Барабан в нагане двигался, каждый раз щелчком сообщая об осечке. Она не знала, что однажды, напросившись на ночевку, Женя заменила пули в нагане на проваренные, трезво рассудив, что если просто его заберет, то найдется масса других способов свести счеты с жизнью. Но этим утром Галя по непонятной причине вынула из барабана все патроны и снова его ими же зарядила. Только один патрон упал и куда-то закатился. Тогда она зарядила наган новым, «свежим» патроном, шестым в барабане.
«Это судьба, — подумала Галя, когда наган пятый раз дал осечку, что было равносильно чуду. Ее палец устал нажимать на тугой спуск. — Последняя попытка... И если она будет неудачной, то мне суждено жить».

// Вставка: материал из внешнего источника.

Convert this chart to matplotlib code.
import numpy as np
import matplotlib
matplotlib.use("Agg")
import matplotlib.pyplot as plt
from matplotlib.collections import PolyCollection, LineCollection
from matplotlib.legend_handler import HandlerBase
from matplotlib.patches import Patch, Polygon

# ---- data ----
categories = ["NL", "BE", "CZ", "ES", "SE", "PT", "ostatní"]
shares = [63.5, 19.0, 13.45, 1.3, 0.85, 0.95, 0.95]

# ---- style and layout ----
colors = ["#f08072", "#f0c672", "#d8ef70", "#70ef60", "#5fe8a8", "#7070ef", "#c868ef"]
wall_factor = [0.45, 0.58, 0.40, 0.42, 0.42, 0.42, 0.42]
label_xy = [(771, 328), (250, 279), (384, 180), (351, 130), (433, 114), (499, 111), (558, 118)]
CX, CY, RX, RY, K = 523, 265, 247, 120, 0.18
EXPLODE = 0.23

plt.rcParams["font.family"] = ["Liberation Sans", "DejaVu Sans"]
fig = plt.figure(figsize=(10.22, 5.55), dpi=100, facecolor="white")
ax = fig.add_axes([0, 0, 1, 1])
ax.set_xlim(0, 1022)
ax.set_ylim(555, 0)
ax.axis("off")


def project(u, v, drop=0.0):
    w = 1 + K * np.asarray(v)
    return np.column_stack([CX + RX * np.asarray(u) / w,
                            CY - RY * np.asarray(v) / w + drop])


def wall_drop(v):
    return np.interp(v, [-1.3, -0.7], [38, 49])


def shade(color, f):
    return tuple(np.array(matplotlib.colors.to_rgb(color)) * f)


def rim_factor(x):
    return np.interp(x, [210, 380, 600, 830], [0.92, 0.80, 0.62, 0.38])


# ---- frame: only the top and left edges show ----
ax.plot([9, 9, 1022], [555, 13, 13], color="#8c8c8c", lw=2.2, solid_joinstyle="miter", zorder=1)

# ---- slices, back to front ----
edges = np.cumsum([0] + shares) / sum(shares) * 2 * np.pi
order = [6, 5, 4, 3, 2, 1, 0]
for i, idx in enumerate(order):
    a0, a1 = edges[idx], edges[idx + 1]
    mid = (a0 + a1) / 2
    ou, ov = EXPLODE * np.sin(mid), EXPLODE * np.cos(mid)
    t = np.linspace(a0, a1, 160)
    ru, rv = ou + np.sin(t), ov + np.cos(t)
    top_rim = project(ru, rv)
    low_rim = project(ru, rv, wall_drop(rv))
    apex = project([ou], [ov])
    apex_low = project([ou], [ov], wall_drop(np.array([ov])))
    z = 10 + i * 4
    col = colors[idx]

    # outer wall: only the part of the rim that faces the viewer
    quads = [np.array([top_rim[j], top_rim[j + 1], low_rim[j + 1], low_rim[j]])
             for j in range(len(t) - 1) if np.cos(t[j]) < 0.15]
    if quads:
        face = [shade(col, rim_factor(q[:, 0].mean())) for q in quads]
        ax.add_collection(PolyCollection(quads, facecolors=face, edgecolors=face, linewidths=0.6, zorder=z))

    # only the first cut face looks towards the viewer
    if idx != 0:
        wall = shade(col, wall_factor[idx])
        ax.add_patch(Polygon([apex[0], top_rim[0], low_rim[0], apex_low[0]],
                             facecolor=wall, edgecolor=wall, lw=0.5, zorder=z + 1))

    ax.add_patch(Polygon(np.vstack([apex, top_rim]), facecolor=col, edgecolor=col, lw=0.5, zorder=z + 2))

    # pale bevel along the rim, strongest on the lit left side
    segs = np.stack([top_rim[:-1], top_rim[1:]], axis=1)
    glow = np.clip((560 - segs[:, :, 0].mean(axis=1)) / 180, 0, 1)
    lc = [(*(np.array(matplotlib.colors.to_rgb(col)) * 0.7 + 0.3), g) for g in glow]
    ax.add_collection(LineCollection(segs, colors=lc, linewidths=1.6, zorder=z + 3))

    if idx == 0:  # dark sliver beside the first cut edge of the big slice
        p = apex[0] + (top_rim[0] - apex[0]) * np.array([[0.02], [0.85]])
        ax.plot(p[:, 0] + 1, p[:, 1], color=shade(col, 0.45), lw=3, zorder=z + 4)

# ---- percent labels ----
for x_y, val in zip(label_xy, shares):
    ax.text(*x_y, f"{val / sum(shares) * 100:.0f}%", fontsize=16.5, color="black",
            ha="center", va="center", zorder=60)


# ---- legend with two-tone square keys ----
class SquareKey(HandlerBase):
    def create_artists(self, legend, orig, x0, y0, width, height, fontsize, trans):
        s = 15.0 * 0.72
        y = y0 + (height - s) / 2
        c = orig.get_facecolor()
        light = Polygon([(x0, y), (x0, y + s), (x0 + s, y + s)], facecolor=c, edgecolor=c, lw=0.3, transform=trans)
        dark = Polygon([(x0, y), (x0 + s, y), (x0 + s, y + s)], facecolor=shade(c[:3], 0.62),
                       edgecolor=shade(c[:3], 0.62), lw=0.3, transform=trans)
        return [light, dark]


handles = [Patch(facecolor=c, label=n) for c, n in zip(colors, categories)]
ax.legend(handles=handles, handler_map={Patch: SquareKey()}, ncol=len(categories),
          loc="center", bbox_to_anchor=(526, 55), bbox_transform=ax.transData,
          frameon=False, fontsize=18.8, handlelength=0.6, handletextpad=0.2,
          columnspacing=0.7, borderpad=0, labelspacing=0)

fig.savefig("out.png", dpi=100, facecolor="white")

Но на этот раз наган ударил свинцом прямо в сердце, и ее тело, словно тряпичная кукла, безвольно упало рядом с финкой, застрявшей в снегу, и наганом, окрашивая все в красный цвет крови. На выстрел прибежал перепуганный сторож, который давно заприметил странную женщину в мужском клетчатом кепи и в черном поношенном пальто, навестившую кладбище в начинающихся сумерках, а теперь слабо подававшую признаки жизни. Это грозило неприятностями, и он бросился в сторожку, открыл дверь комнаты начальника, где был телефон, поднял трубку:
— Барышня! Алле! Срочно соедините с милицией! Милиция! Тут самоубивца, вся в черном, с наганом! Приезжайте, пока жива!
— Разберемся. Давай адрес, — ответили ему.

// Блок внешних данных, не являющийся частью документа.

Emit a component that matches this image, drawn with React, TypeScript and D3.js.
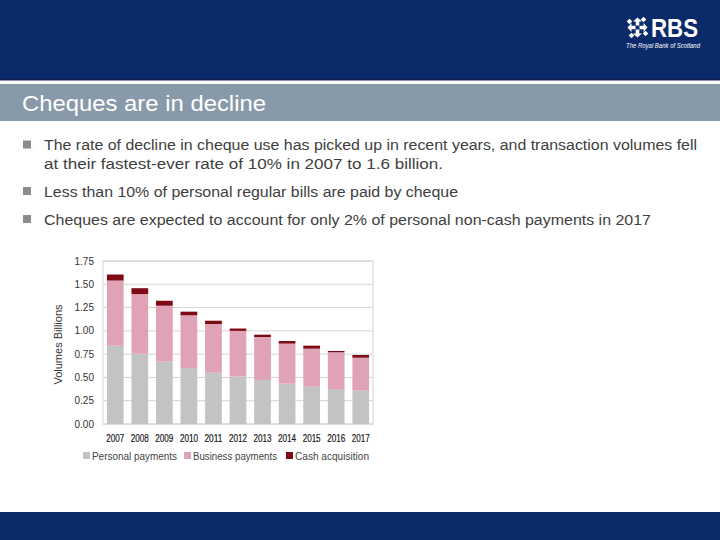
import { useEffect, useRef } from 'react';
import * as d3 from 'd3';

const years = ['2007', '2008', '2009', '2010', '2011', '2012', '2013', '2014', '2015', '2016', '2017'];
const personal = [0.84, 0.755, 0.67, 0.6, 0.55, 0.51, 0.472, 0.433, 0.401, 0.376, 0.358];
const business = [0.7, 0.64, 0.6, 0.567, 0.523, 0.49, 0.462, 0.43, 0.408, 0.394, 0.354];
const cash = [0.065, 0.063, 0.053, 0.039, 0.036, 0.025, 0.025, 0.028, 0.032, 0.014, 0.029];
const yTicks = [0, 0.25, 0.5, 0.75, 1, 1.25, 1.5, 1.75];
const seriesNames = ['Personal payments', 'Business payments', 'Cash acquisition'];
const seriesColors = ['#c3c3c3', '#e0a3b6', '#7d0a14'];

// each bullet: lines and the width they take up on the slide
const bullets = [
  [['The rate of decline in cheque use has picked up in recent years, and transaction volumes fell', 653],
    ['at their fastest-ever rate of 10% in 2007 to 1.6 billion.', 399]],
  [['Less than 10% of personal regular bills are paid by cheque', 414]],
  [['Cheques are expected to account for only 2% of personal non-cash payments in 2017', 607]],
] as [string, number][][];
const bulletBaselines = [[150, 169], [196.5], [224.5]];

const App = () => {
  const svgRef = useRef<SVGSVGElement>(null);

  useEffect(() => {
    if (!svgRef.current) return;
    const svg = d3.select(svgRef.current);
    svg.selectAll('*').remove();

    const font = '"Liberation Sans", Arial, sans-serif';

    // header + footer
    svg.append('rect').attr('x', 0).attr('y', 0).attr('width', 720).attr('height', 80).attr('fill', '#0b2a6a');
    svg.append('rect').attr('x', 0).attr('y', 79).attr('width', 720).attr('height', 1.5).attr('fill', '#10204a');
    svg.append('rect').attr('x', 0).attr('y', 84).attr('width', 720).attr('height', 37).attr('fill', '#8899aa');
    svg.append('text').attr('x', 22).attr('y', 111).text('Cheques are in decline')
      .attr('textLength', 244).attr('lengthAdjust', 'spacingAndGlyphs')
      .style('font-family', font).style('font-size', '22px').style('fill', '#fff');
    svg.append('rect').attr('x', 0).attr('y', 512).attr('width', 720).attr('height', 28).attr('fill', '#0b2a6a');

    // logo
    const logo = svg.append('g');
    logo.append('text').attr('x', 651).attr('y', 37).text('RBS')
      .attr('textLength', 47).attr('lengthAdjust', 'spacingAndGlyphs')
      .style('font-family', font).style('font-weight', 'bold').style('font-size', '26px').style('fill', '#fff');
    logo.append('text').attr('x', 626).attr('y', 48).text('The Royal Bank of Scotland')
      .attr('textLength', 74).attr('lengthAdjust', 'spacingAndGlyphs')
      .style('font-family', font).style('font-style', 'italic').style('font-size', '7px').style('fill', '#fff');
    const cx = 637.5, cy = 27.5;
    d3.range(4).forEach(k => {
      const g = logo.append('g').attr('transform', `translate(${cx},${cy}) rotate(${k * 90})`);
      g.append('path').attr('d', 'M-1.8,-2 L-1.8,-6 L-4.5,-6 L0,-10 L4.5,-6 L1.8,-6 L1.8,-2 Z').attr('fill', '#fff');
      g.append('rect').attr('x', 4).attr('y', -10).attr('width', 4).attr('height', 4).attr('fill', '#fff')
        .attr('transform', 'rotate(45,6,-8)');
    });

    // bullets
    bullets.forEach((lines, bi) => {
      const base = bulletBaselines[bi];
      svg.append('rect').attr('x', 23).attr('y', base[0] - 9.5).attr('width', 8).attr('height', 8).attr('fill', '#8c8c8c');
      lines.forEach(([ln, w], li) => {
        svg.append('text').attr('x', 44).attr('y', base[li]).text(ln)
          .attr('textLength', w).attr('lengthAdjust', 'spacingAndGlyphs')
          .style('font-family', font).style('font-size', '15.5px').style('fill', '#404040');
      });
    });

    // chart
    const left = 103, right = 373, top = 261, bottom = 424;
    const x = d3.scaleBand().domain(years).range([left, right]).paddingInner(0.32).paddingOuter(0.16);
    const y = d3.scaleLinear().domain([0, 1.75]).range([bottom, top]);

    const chart = svg.append('g');
    chart.append('rect').attr('x', left).attr('y', top).attr('width', right - left).attr('height', bottom - top)
      .attr('fill', '#fff').attr('stroke', '#d4d4d4');

    chart.selectAll('line.grid').data(yTicks).enter().append('line')
      .attr('class', 'grid')
      .attr('x1', left).attr('x2', right)
      .attr('y1', d => y(d)).attr('y2', d => y(d))
      .attr('stroke', '#d4d4d4').attr('stroke-width', 1);

    chart.selectAll('text.ytick').data(yTicks).enter().append('text')
      .attr('class', 'ytick')
      .attr('x', 94).attr('y', d => y(d)).attr('dy', '0.35em').attr('text-anchor', 'end')
      .text(d => d3.format('.2f')(d))
      .style('font-family', font).style('font-size', '10px').style('fill', '#333');

    chart.append('text')
      .attr('transform', `translate(62,${(top + bottom) / 2 + 2}) rotate(-90)`)
      .attr('text-anchor', 'middle')
      .text('Volumes Billions')
      .style('font-family', font).style('font-size', '11px').style('fill', '#333');

    const rows = years.map((yr, i) => ({ year: yr, p: personal[i], b: business[i], c: cash[i] }));
    const stack = d3.stack<any>().keys(['p', 'b', 'c'])(rows);

    stack.forEach((layer, li) => {
      chart.selectAll(`rect.s${li}`).data(layer).enter().append('rect')
        .attr('class', `s${li}`)
        .attr('x', d => x(d.data.year) as number)
        .attr('width', x.bandwidth())
        .attr('y', d => y(d[1]))
        .attr('height', d => y(d[0]) - y(d[1]))
        .attr('fill', seriesColors[li]);
    });

    chart.selectAll('text.xtick').data(years).enter().append('text')
      .attr('class', 'xtick')
      .attr('x', d => (x(d) as number) + x.bandwidth() / 2 - 9).attr('y', 438).attr('dy', '0.35em')
      .attr('textLength', 18).attr('lengthAdjust', 'spacingAndGlyphs')
      .text(d => d)
      .style('font-family', font).style('font-size', '10px').style('fill', '#1a1a1a')
      .style('stroke', '#1a1a1a').style('stroke-width', '0.2px');

    const legendX = [83, 184, 286];
    const legendW = [85, 84, 74];
    seriesNames.forEach((name, i) => {
      chart.append('rect').attr('x', legendX[i]).attr('y', 452).attr('width', 7).attr('height', 7).attr('fill', seriesColors[i]);
      chart.append('text').attr('x', legendX[i] + 9).attr('y', 456).attr('dy', '0.35em').text(name)
        .attr('textLength', legendW[i]).attr('lengthAdjust', 'spacingAndGlyphs')
        .style('font-family', font).style('font-size', '10px').style('fill', '#444');
    });
  }, []);

  return (
    <svg ref={svgRef} width={720} height={540}
      style={{ position: 'absolute', left: 0, top: 0, background: '#fff' }} />
  );
};

export default App;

Через полчаса бездыханное тело Галины Бениславской погрузили в повозку и отправили в анатомический театр на Пироговку. Сторож, обрадованный тем, что в кармане самоубийцы нашли предсмертную записку, которая сняла с него все подозрения, налил себе в кружку целую четверть и выпил не торопясь, словно чай, за упокой души.
Смерть Гали Женя восприняла как катастрофу и серьезно заболела нервами, так что ее положили в больницу Сербского. От сознания, что до нее здесь побывали Есенин и Бениславская, Жене стало еще хуже.
По ночам они по очереди навещали ее, но никогда вместе. Сергей читал свои стихи и объяснял, что истинный поэт не должен принадлежать ни к какой школе, ведь стихи идут от сердца, от восприятия мира, а школы связывают по рукам и ногам. Только свободный художник может нести свободное слово.
Галя жаловалась на несчастную судьбу и на то, что Женя, подруга, ее не уберегла. Женя плакала, просила простить и объяснить, как она должна была поступить. Галя, сделав строгое лицо, отвечала: «Сама знаешь», «Не строй из себя дурочку», «А ты подумай» и тому подобное, а потом исчезала. Раза два появлялась Нина Сац и, каждый раз снимая прозрачную косынку и демонстрируя красные родимые пятна, убеждала, что Яша принадлежит только ей и никому больше. Женя чувствовала, что это только начало, и вскоре к ней хлынула лавина ночных посетителей. Здесь была мама, укоряющая за то, что бросила ее больную умирать, а сама уехала; Иван, красный командир, сообщивший, что погиб при взятии Крыма, и в его смерти виновата она вместе с Блюмкиным; Володя Кожушкевич, умалчивающий об обстоятельствах своей смерти, но заявляющий о ее доле вины в этом, и еще много других — знакомых, юнкеров, подруг, объявляющих о своей смерти и частично обвиняющих в ней Женю.
Каждое утро, проснувшись, Женя поражалась очередному известию о смерти знакомого ей человека, пришедшему во сне. О своих ночных кошмарах она никому не рассказывала. Самочувствие ее ухудшалось, и, несмотря на старания врачей, она таяла на глазах.
На седьмой день ее навестил Барченко. Он посмотрел на нее, достал из кармана конверт с пометкой «номер два» и сказал:
— Посмотри, проверь печати.
Женя проверила. Они были не тронуты, конверт не вскрывали.
— Как вы догадались, что в конверте? спросила она.